Venue:Conference Hall 322, Science Building

Title: Novel orbital physics in the $p$-band

Speaker: Congjun Wu, Assistant Professor

University of California, San Diego

Abstract:Orbitals play important roles in magnetism and superconductivity in transition metal oxides. In this talk, we will show that the rapid progress of cold atom physics has opened up an opportunity to study novel features of orbital physics, which do not appear usual solid state systems. For bosons in high orbital bands, they exhibit unconventional BECs whose condensate wavefunctions are complex-valued, thus are beyond the "no-node" paradigm of conventional BECs.
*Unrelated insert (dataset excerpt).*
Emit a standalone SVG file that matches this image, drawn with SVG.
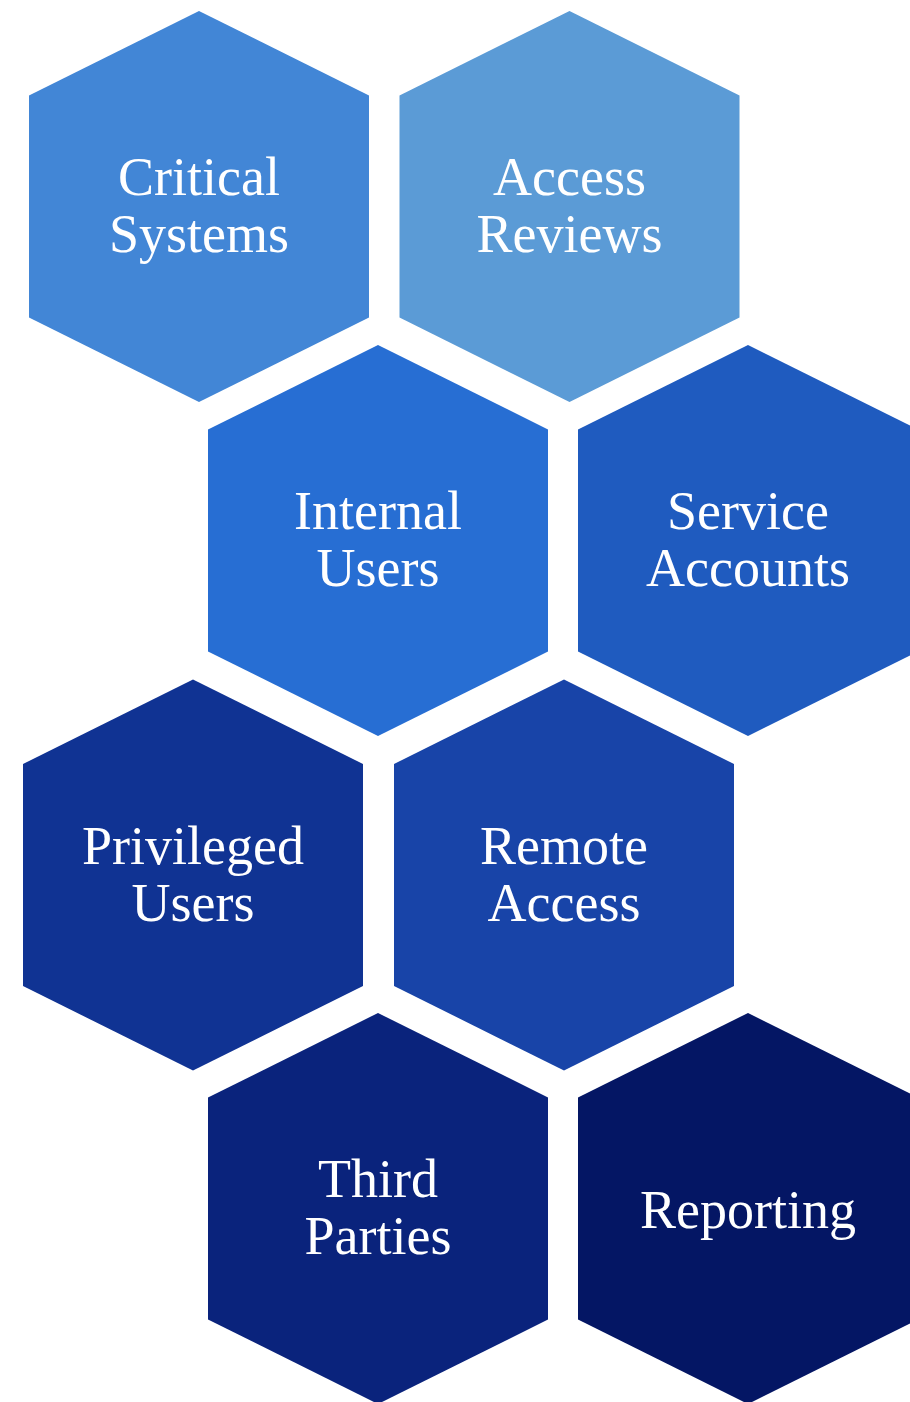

For fermions, the p$_{x;y}$-orbital system of the honeycomb lattice exhibits amazingly rich and fundamentally different behavior from that in the $p_z$-orbital system of graphene. Its flat band structure dramatically amplifies interaction effects, providing a natural way to study non-perturbative strong correlation phenomena such as Wigner crystallization, and ferromagnetism. Furthermore, in the Mott-insulating states, the orbital degree of freedom enables superexchange interactions as spin does. We will show how spatial anisotropy generates frustration in such systems, which leads to a promising way to the exciting orbital liquid states. At last, we will present that a topological insulating phase occurs in the presence of the lattice rotation, as an orbital analogy of the quantum anomalous Hall effect of electron systems.